Leidinggevenden brengen de strategie niet goed over
De praktijk stemt weinig vrolijk. Uit het onderzoeksrapport ‘Het verborgen potentieel van werkend Nederland 2016’ dat Effectory dit voorjaar publiceerde, blijkt dat medewerkers de mate waarin leidinggevenden hen op de hoogte houden van wat er speelt in de organisatie gemiddeld beoordelen met een magare 5,9. De stelling 'Ik vind dat het management de strategie en het beleid goed communiceert in de organisatie' scoorde slechts een 5,3.

Het fnuikende effect van diffuse boodschappen toonden bijvoorbeeld Sanders en Frenkel aan in een studie uit 2011: “HR-line management relations: characteristics and effects”. Als de communicatie over HR-instrumenten door HR-staf, management en lijnmanagement niet consistent is, daalt de betrokkenheid van de medewerker. En dan heb ik het nog niet over de kans dat de strategie überhaupt gerealiseerd wordt.

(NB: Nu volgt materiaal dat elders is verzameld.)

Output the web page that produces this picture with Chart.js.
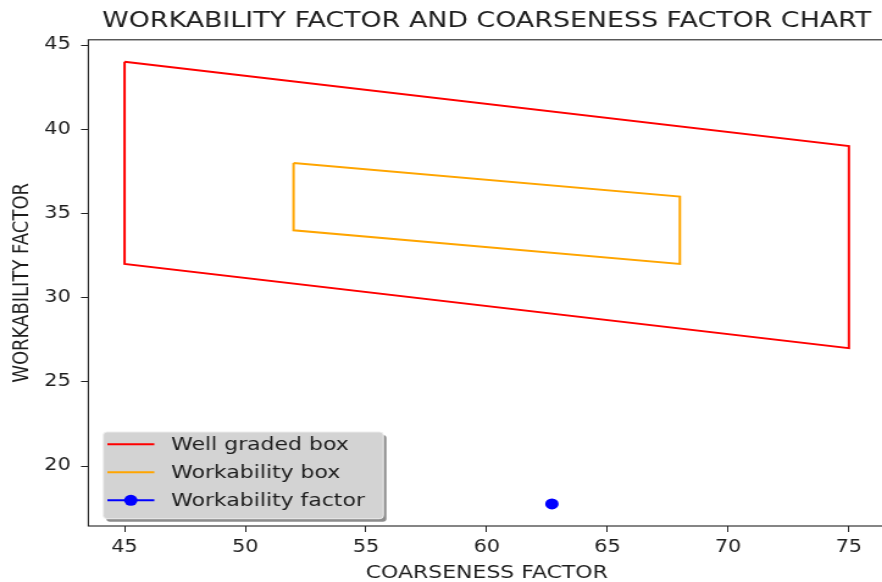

Kortom, die geestig besproken jeukwoorden van Japke-d. Bouma zouden wel eens meer schade kunnen veroorzaken dan je geneigd bent in eerste instantie te denken. En daar zou iedere HR-manager die samen met de “business” beleid “uitrolt” om aan de hand van “corporate values” de “neuzen dezelfde kant op te krijgen” zich bewust van moeten zijn. En ik zal mijn best blijven doen er een goede vertaling voor te vinden. Dan wordt ‘De grote jeukwoordenquiz’ ook meteen een stuk eenvoudiger.